やわらかく蒸し上がったタロイモの葉にナイフを入れると、湯気とともに、南の島らしい、ココナツの香りがほんのり漂います。ジューシーなコンビーフの塩気が、ココナツミルクでまろやかになり、クリーミーな風味がホクホクのパンの実によく合います。
タロイモの葉も、太平洋の島国では身近な食べ物。生で食べることはできませんが、加熱するとその食感はしっとりとしたほうれんそうのようで、とても食べやすかったです。
「パンの実」が肥満も解決?
バラプさんに「パンの実のどんなところが好きですか?」とたずねると、「健康的な体型を保つことができる、美容の味方です」との答えが返ってきました。
実はトンガでは、肥満や生活習慣病が深刻な社会問題となっています。
食料を海外からの輸入に頼った結果、油や塩分の多い食生活が定着し、肥満率は成人人口の半数近く。世界有数の肥満大国になってしまったのです。
国民の食生活の改善が課題となる中、トンガで伝統的に食べられてきたパンの実は、食物繊維が豊富な健康食材として、その魅力が見直されているのです。
輸出のこころみ
小麦アレルギーなどのある人でも安心して食べられるグルテンフリーの食べ物としても注目されている「パンの実」。
「日本でも食べられたらいいのに」と思いましたが、残念ながら、生のパンの実は傷みやすいため、輸出には向いていないそうです。
そこでトンガの農業関係者が今、新たなプロジェクトに乗り出しています。
日系3世のトンガ人、ミノル・ニシさん。
トンガで野菜や果物の生産を手がけ、かぼちゃなどを日本にも輸出しています。
JICA=国際協力機構の事業で、東京農業大学の研究チームと連携して粉状にした「ブレッドフルーツパウダー」を開発。
小麦粉のようにお菓子やパン作りに活用でき、すでにニュージーランド向けの輸出も始まりました。
パンの実という伝統食材の価値を見直し、トンガの人たちの健康向上に寄与するとともに、付加価値をつけて商品化することで、生産者の所得向上にもつなげようというこのプロジェクト。

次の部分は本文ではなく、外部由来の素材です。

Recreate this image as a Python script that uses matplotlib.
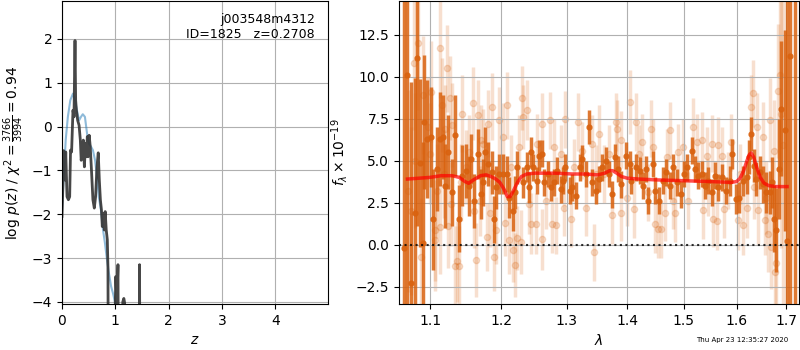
import matplotlib
matplotlib.use('Agg')
import matplotlib.pyplot as plt
import numpy as np

# p(z) panel
z_pz = [0.0, 0.02, 0.03, 0.056, 0.07, 0.094, 0.12, 0.144, 0.16, 0.18,
        0.206, 0.225, 0.244, 0.256, 0.27, 0.294, 0.32, 0.344, 0.36, 0.38,
        0.40, 0.42, 0.44, 0.456, 0.475, 0.49, 0.51, 0.53, 0.556, 0.58,
        0.606, 0.63, 0.656, 0.68, 0.70, 0.72, 0.74, 0.756, 0.775, 0.794,
        0.81, 0.83, 0.85, 0.862, 0.875, 0.99, 1.0, 1.01, 1.03, 1.05,
        1.065, 1.08, 1.13, 1.14, 1.16, 1.175, 1.19, 1.445, 1.455, 1.465,
        1.48, 1.5, 4.99]
logp = [-2.05, -1.22, -0.55, -1.22, -0.58, -1.6, -1.67, -1.6, -0.54, -0.58,
        0.37, 0.22, 1.96, 0.6, 0.37, 0.14, 0.03, -0.31, -0.77, -0.58,
        -0.31, -0.92, -0.39, -0.69, -0.23, -0.69, -0.2, -0.46, -1.07, -1.67,
        -1.86, -1.6, -0.92, -0.6, -1.22, -1.67, -1.9, -2.28, -1.98, -2.36,
        -1.94, -2.36, -2.58, -3.2, -8, -8, -4.0, -3.42, -4.02, -3.15,
        -8, -8, -8, -4.0, -3.92, -4.02, -8, -8, -3.15, -8,
        -8, -8, -8]

z_prior = [0.0, 0.03, 0.07, 0.11, 0.156, 0.206, 0.244, 0.28, 0.32, 0.356,
           0.39, 0.43, 0.47, 0.506, 0.544, 0.58, 0.62, 0.656, 0.69, 0.73,
           0.77, 0.806, 0.844, 0.88, 0.92, 0.956, 0.99, 1.02, 1.05]
logp_prior = [-1.9, -1.2, -0.3, 0.22, 0.6, 0.75, 0.6, 0.37, 0.14, 0.22,
              0.28, 0.22, -0.16, -0.39, -0.46, -0.54, -0.77, -1.14, -1.6, -1.9,
              -2.36, -2.66, -3.04, -3.34, -3.64, -3.8, -3.98, -4.17, -4.4]

# spectrum panel: binned (dark) points
dark_wave = [1.065, 1.069, 1.075, 1.080, 1.083, 1.087, 1.090, 1.092, 1.096, 1.101,
             1.104, 1.109, 1.113, 1.117, 1.120, 1.124, 1.130, 1.134, 1.139, 1.144,
             1.150, 1.154, 1.157, 1.161, 1.166, 1.170, 1.173, 1.177, 1.181, 1.186,
             1.189, 1.193, 1.196, 1.202, 1.209, 1.211, 1.217, 1.221, 1.224, 1.232,
             1.238, 1.241, 1.245, 1.248, 1.253, 1.256, 1.261, 1.265, 1.270, 1.276,
             1.280, 1.285, 1.291, 1.294, 1.298, 1.305, 1.308, 1.315, 1.321, 1.325,
             1.331, 1.336, 1.341, 1.348, 1.353, 1.357, 1.364, 1.369, 1.374, 1.379,
             1.384, 1.390, 1.397, 1.404, 1.407, 1.415, 1.422, 1.427, 1.433, 1.436,
             1.444, 1.449, 1.456, 1.462, 1.467, 1.475, 1.480, 1.487, 1.495, 1.500,
             1.506, 1.515, 1.521, 1.527, 1.534, 1.540, 1.545, 1.553, 1.558, 1.564,
             1.572, 1.579, 1.587, 1.592, 1.598, 1.604, 1.612, 1.620, 1.625, 1.629,
             1.635, 1.639, 1.647, 1.653, 1.659, 1.667, 1.671, 1.676, 1.680, 1.686,
             1.690, 1.698, 1.702, 1.708, 1.718]
dark_flux = [-0.2, 10.1, -2.3, 1.9, 11.1, 4.85, 0.1, 7.3, 6.3, 6.4,
             1.5, 4.5, 6.3, 6.4, 3.5, 5.5, 3.1, 6.5, 1.55, 4.1,
             4.4, 3.5, 5.1, 2.6, 5.4, 3.0, 3.7, 5.5, 4.8, 4.3,
             1.5, 3.4, 4.2, 4.2, 4.2, 2.8, 2.0, 3.1, 4.6, 3.7,
             4.6, 3.4, 5.5, 4.6, 3.8, 5.3, 5.4, 3.7, 4.2, 3.4,
             3.7, 4.4, 3.3, 3.8, 4.6, 3.2, 3.4, 2.9, 4.6, 5.1,
             4.2, 7.0, 3.7, 3.2, 3.9, 4.6, 5.0, 4.2, 3.0, 5.2,
             4.5, 3.6, 5.3, 4.8, 3.8, 4.6, 4.4, 3.5, 4.5, 2.6,
             4.8, 3.2, 2.6, 3.8, 4.3, 3.5, 4.6, 3.7, 3.0, 4.2,
             4.6, 5.6, 4.5, 4.1, 4.2, 3.5, 3.8, 3.1, 4.1, 3.4,
             4.0, 3.2, 3.8, 5.4, 2.7, 2.8, 3.8, 4.0, 5.2, 6.6,
             4.7, 3.9, 4.3, 3.6, 3.1, 3.1, 3.7, 1.55, 0.85, 4.5,
             8.1, 6.8, 0.2, 11.2, -6.0]
dark_err = [20, 15, 12, 8, 10, 5, 6, 4, 3.5, 3.0,
            3.0, 2.5, 2.8, 2.5, 2.5, 2.2, 2.0, 2.4, 2.0, 1.8,
            1.6, 1.8, 1.5, 1.6, 1.5, 1.5, 1.4, 1.5, 1.3, 1.3,
            1.4, 1.3, 1.2, 1.2, 1.1, 1.2, 1.2, 1.0, 1.0, 0.9,
            0.9, 0.9, 0.9, 0.8, 0.8, 0.9, 0.8, 0.8, 0.8, 0.8,
            0.8, 0.8, 0.8, 0.8, 0.8, 0.8, 0.8, 0.8, 0.8, 0.8,
            0.8, 1.0, 0.8, 0.8, 0.8, 0.8, 0.8, 0.8, 0.8, 0.8,
            0.8, 0.8, 0.8, 0.8, 0.8, 0.8, 0.8, 0.8, 0.8, 0.8,
            0.8, 0.8, 0.8, 0.8, 0.8, 0.8, 0.8, 0.8, 0.8, 0.8,
            0.8, 0.8, 0.8, 0.8, 0.8, 0.8, 0.8, 0.8, 0.8, 0.8,
            0.8, 0.8, 0.9, 0.9, 0.9, 0.9, 0.9, 1.0, 1.0, 1.0,
            1.0, 1.0, 1.0, 1.1, 1.2, 1.3, 1.5, 2.0, 2.5, 3.0,
            4.0, 6.0, 20, 20, 25]

# spectrum panel: unbinned (light) points
light_wave = [1.071, 1.075, 1.078, 1.080, 1.084, 1.088, 1.091, 1.097, 1.100, 1.101,
              1.106, 1.107, 1.109, 1.113, 1.114, 1.116, 1.119, 1.120, 1.123, 1.124,
              1.127, 1.129, 1.130, 1.134, 1.137, 1.140, 1.143, 1.144, 1.150, 1.154,
              1.159, 1.160, 1.163, 1.166, 1.169, 1.171, 1.174, 1.179, 1.181, 1.183,
              1.186, 1.190, 1.193, 1.197, 1.202, 1.205, 1.208, 1.212, 1.215, 1.217,
              1.220, 1.224, 1.227, 1.230, 1.231, 1.233, 1.238, 1.242, 1.244, 1.252,
              1.253, 1.261, 1.262, 1.268, 1.273, 1.277, 1.280, 1.283, 1.291, 1.295,
              1.298, 1.307, 1.311, 1.318, 1.325, 1.331, 1.341, 1.344, 1.348, 1.353,
              1.360, 1.369, 1.374, 1.380, 1.382, 1.389, 1.390, 1.399, 1.405, 1.411,
              1.415, 1.420, 1.426, 1.435, 1.442, 1.444, 1.449, 1.453, 1.458, 1.466,
              1.469, 1.475, 1.480, 1.484, 1.489, 1.498, 1.508, 1.517, 1.525, 1.534,
              1.536, 1.543, 1.545, 1.553, 1.555, 1.562, 1.564, 1.572, 1.575, 1.583,
              1.590, 1.602, 1.606, 1.612, 1.620, 1.629, 1.633, 1.635, 1.641, 1.643,
              1.653, 1.657, 1.659, 1.663, 1.667, 1.669, 1.675, 1.678, 1.680, 1.684,
              1.688, 1.690, 1.694]
light_flux = [3.2, 2.0, 10.8, 5.0, 12.0, -0.75, 8.9, 7.0, 5.4, 9.1,
              0.85, 0.25, 3.2, 11.7, 1.05, 8.3, 4.2, 6.9, 10.5, 1.1,
              8.7, 2.4, 7.1, -1.3, -1.0, -1.3, 3.7, 7.8, 4.6, 5.5,
              8.4, 2.0, -0.9, 7.7, 2.6, 6.2, 6.0, 0.45, 7.2, 1.85,
              8.2, -0.75, 0.85, 7.4, 6.4, 1.3, 8.3, 0.25, 4.6, -0.35,
              -1.2, 0.37, 5.8, 0.15, 8.75, 7.6, 8.0, 2.4, 1.25, 1.25,
              6.0, 7.2, 0.3, 2.6, 7.4, 1.2, 5.8, 1.15, 5.4, 2.2,
              7.45, 1.55, 4.6, 7.3, 5.6, 2.2, 6.0, -0.45, 4.2, 6.6,
              4.2, 5.4, 1.75, 7.3, 6.9, 6.25, 1.9, 2.8, 8.5, 2.1,
              7.3, 5.4, 6.1, 3.1, 6.9, 5.8, 1.2, 0.9, 0.9, 1.9,
              5.2, 6.8, 2.6, 1.85, 5.5, 5.8, 2.6, 7.0, 6.1, 6.2,
              2.05, 5.3, 3.4, 6.0, 1.55, 1.4, 5.9, 5.3, 2.1, 3.8,
              6.1, 1.45, 4.2, 1.15, 2.2, 8.2, 9.0, 3.4, 7.0, 2.05,
              6.4, 1.45, 2.8, 0.65, 7.4, -0.15, 5.6, -1.65, -1.1, 9.15,
              10.1, 7.8, 5.95]
light_err = [6, 5, 4, 4, 4, 3.5, 3.5, 3, 3, 3,
             3, 3, 2.8, 3, 2.8, 2.8, 2.6, 2.6, 2.6, 2.5,
             2.5, 2.5, 2.5, 2.4, 2.4, 2.4, 2.3, 2.3, 2.2, 2.2,
             2.2, 2.2, 2.2, 2.1, 2.1, 2.1, 2.1, 2.0, 2.0, 2.0,
             2.0, 2.0, 2.0, 2.0, 2.0, 2.0, 2.0, 2.0, 1.9, 1.9,
             1.9, 1.9, 1.9, 1.9, 1.9, 1.9, 1.8, 1.8, 1.8, 1.8,
             1.8, 1.8, 1.8, 1.7, 1.7, 1.7, 1.7, 1.7, 1.7, 1.7,
             1.7, 1.7, 1.7, 1.7, 1.7, 1.7, 1.7, 1.7, 1.7, 1.7,
             1.7, 1.7, 1.7, 1.7, 1.7, 1.7, 1.7, 1.7, 1.9, 1.7,
             1.7, 1.7, 1.7, 1.7, 1.7, 1.7, 1.7, 1.7, 1.7, 1.7,
             1.7, 1.7, 1.7, 1.7, 1.7, 1.7, 1.7, 1.7, 1.7, 1.7,
             1.7, 1.7, 1.7, 1.7, 1.7, 1.7, 1.7, 1.7, 1.7, 1.7,
             1.7, 1.8, 1.8, 1.8, 1.8, 1.9, 2.0, 1.9, 2.0, 2.0,
             2.1, 2.1, 2.2, 2.3, 2.5, 2.5, 3, 3, 3.5, 4,
             6, 8, 15]

# best-fit model
model_wave = [1.070, 1.085, 1.100, 1.115, 1.130, 1.140, 1.148, 1.153, 1.160, 1.170,
              1.178, 1.185, 1.192, 1.198, 1.204, 1.209, 1.213, 1.218, 1.224, 1.230,
              1.238, 1.250, 1.280, 1.310, 1.330, 1.350, 1.362, 1.370, 1.375, 1.382,
              1.390, 1.400, 1.420, 1.450, 1.500, 1.550, 1.590, 1.600, 1.607, 1.614,
              1.620, 1.625, 1.629, 1.634, 1.640, 1.647, 1.655, 1.665, 1.680, 1.702]
model_flux = [3.9, 3.95, 4.0, 4.1, 4.1, 4.0, 3.75, 3.65, 3.85, 4.1,
              4.15, 4.05, 3.9, 3.7, 3.3, 2.85, 2.85, 3.2, 3.7, 4.05,
              4.2, 4.25, 4.25, 4.2, 4.2, 4.15, 4.25, 4.4, 4.4, 4.25,
              4.05, 3.95, 3.9, 3.85, 3.8, 3.75, 3.7, 3.75, 3.95, 4.4,
              4.95, 5.35, 5.45, 5.2, 4.6, 4.0, 3.65, 3.5, 3.45, 3.45]

wave_ticks = [1.1, 1.2, 1.3, 1.4, 1.5, 1.6, 1.7]

fig = plt.figure(figsize=(8, 3.5), dpi=100)

# --- p(z)
ax = fig.add_axes([0.0775, 0.131, 0.3325, 0.866])
ax.plot(z_prior, logp_prior, color='tab:blue', alpha=0.5, lw=1.5)
ax.plot(z_pz, logp, color='0.2', alpha=0.9, lw=2)
ax.set_xlim(0, 4.99)
ax.set_ylim(-4.05, 2.86)
ax.set_yticks([-4, -3, -2, -1, 0, 1, 2])
ax.set_xticks([0, 1, 2, 3, 4])
ax.grid(True)
ax.set_xlabel('$z$')
ax.set_ylabel(r'log $p(z)$ / $\chi^2=\frac{3766}{3994}=0.94$')
ax.text(0.95, 0.96, 'j003548m4312\nID=1825   z=0.2708', ha='right', va='top',
        transform=ax.transAxes, fontsize=9)

# --- spectrum
ax2 = fig.add_axes([0.49875, 0.131, 0.5, 0.866])
orange = '#d9620f'
ax2.errorbar(light_wave, light_flux, light_err, fmt='o', color=orange, alpha=0.2,
             ms=4.5, elinewidth=2.5, capsize=0, zorder=1)
ax2.errorbar(dark_wave, dark_flux, dark_err, fmt='o', color=orange, alpha=0.85,
             ms=3.5, elinewidth=2.5, capsize=0, zorder=2)
ax2.plot(model_wave, model_flux, color='r', alpha=0.7, lw=2.5, zorder=3)
ax2.axhline(0, color='k', ls=':', lw=1.5, alpha=0.8, zorder=4)
ax2.set_xscale('log')
ax2.set_xlim(1.059, 1.727)
ax2.set_ylim(-3.55, 14.5)
ax2.set_xticks(wave_ticks)
ax2.set_xticklabels([f'{w:.1f}' for w in wave_ticks])
ax2.xaxis.set_minor_locator(matplotlib.ticker.NullLocator())
ax2.grid(True)
ax2.set_xlabel(r'$\lambda$')
ax2.set_ylabel(r'$f_\lambda\times10^{-19}$')

fig.text(0.985, 0.02, 'Thu Apr 23 12:35:27 2020', ha='right', va='bottom', fontsize=5)

fig.savefig('out.png', dpi=100)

今後、大量生産も計画されていて、新たなトンガのお土産として定着すれば、新型コロナや海底火山の噴火で落ち込んだ観光業の回復にも役立つかもしれません。
小さな島国の大きな宝に
私の記憶に残るトンガは、去年1月の火山の噴火で一面、灰色になった姿でした。
当時は新型コロナ対策で国境が封鎖され現地に取材に行くことができませんでしたが、災害から1年が経ち、現地に向かうとそこには真っ青な海、緑豊かな島の姿が戻っていました。
農業や水産業などの主要産業はいまだに完全には立ち直っていませんが、一歩一歩、復興の歩みを続けるトンガ。 パンの実は、その小さな島国の大きな宝になるかもしれない。そんなことを感じました。